REQUIREMENTS. Print, word for word, every line from the beginning of the listing up to and including the line with "plt.rcParams['mathtext.bf'] = 'Liberation". Pictures are to be excluded.

^^^^

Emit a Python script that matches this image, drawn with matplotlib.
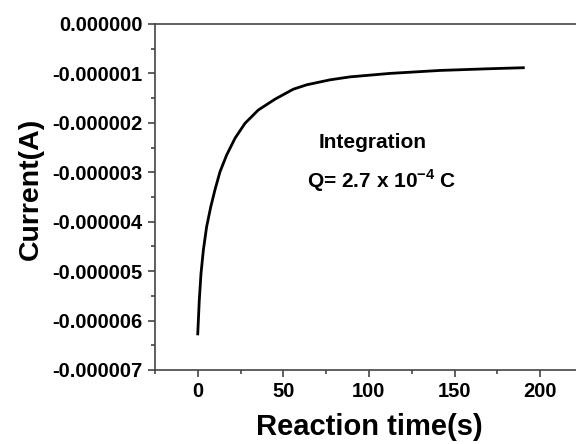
import numpy as np
import matplotlib
matplotlib.use('Agg')
import matplotlib.pyplot as plt
from matplotlib.ticker import MultipleLocator, FormatStrFormatter

plt.rcParams['font.family'] = 'Liberation Sans'
plt.rcParams['font.weight'] = 'bold'
plt.rcParams['mathtext.fontset'] = 'custom'
plt.rcParams['mathtext.rm'] = 'Liberation Sans:bold'
plt.rcParams['mathtext.bf'] = 'Liberation Sans:bold'

# chronoamperometry curve (current in microamps)
time_s = [0, 0.9, 1.9, 3.3, 5.2, 7.6, 10.1, 13.0, 16.9, 21.8, 27.6, 35.4,
          45.2, 55.8, 63.7, 77.3, 89, 112.3, 141.5, 170.7, 190.2]
current_uA = [-6.27, -5.59, -5.05, -4.57, -4.10, -3.70, -3.35, -2.99, -2.65,
              -2.31, -2.01, -1.74, -1.52, -1.32, -1.23, -1.13, -1.07, -1.00,
              -0.94, -0.905, -0.885]
current = np.array(current_uA) * 1e-6

fig = plt.figure(figsize=(5.76, 4.44), dpi=100)
ax = fig.add_axes([0.269, 0.1667, 0.743, 0.7793])

ax.plot(time_s, current, color='black', linewidth=2)

ax.set_xlim(-25, 225)
ax.set_ylim(-7e-6, 0)
ax.xaxis.set_major_locator(MultipleLocator(50))
ax.xaxis.set_minor_locator(MultipleLocator(25))
ax.yaxis.set_major_locator(MultipleLocator(1e-6))
ax.yaxis.set_minor_locator(MultipleLocator(0.5e-6))
ax.yaxis.set_major_formatter(FormatStrFormatter('%.6f'))

for side in ['left', 'bottom', 'top', 'right']:
    ax.spines[side].set_color('#444444')
    ax.spines[side].set_linewidth(1.2)

ax.tick_params(which='major', direction='out', length=5, width=1.2,
               color='#444444', labelsize=14.5, pad=4)
ax.tick_params(which='minor', direction='out', length=3, width=1.2,
               color='#444444')
ax.tick_params(top=False, right=False, which='both')

ax.set_xlabel('Reaction time(s)', fontsize=21, fontweight='bold', labelpad=8)
ax.set_ylabel('Current(A)', fontsize=20.5, fontweight='bold', labelpad=6)
ax.yaxis.label.set_y(0.523)

ax.text(102.4, -2.39e-6, 'Integration', fontsize=15, fontweight='bold',
        ha='center', va='center')
ax.text(107.4, -3.18e-6, r'Q= 2.7 x 10$^{\mathbf{-4}}$ C', fontsize=15,
        fontweight='bold', ha='center', va='center')

fig.savefig('out.png', dpi=100)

^^^^

OUTPUT.
Emit a Python script that matches this image, drawn with matplotlib.
import numpy as np
import matplotlib
matplotlib.use('Agg')
import matplotlib.pyplot as plt
from matplotlib.ticker import MultipleLocator, FormatStrFormatter

plt.rcParams['font.family'] = 'Liberation Sans'
plt.rcParams['font.weight'] = 'bold'
plt.rcParams['mathtext.fontset'] = 'custom'
plt.rcParams['mathtext.rm'] = 'Liberation Sans:bold'
plt.rcParams['mathtext.bf'] = 'Liberation Sans:bold'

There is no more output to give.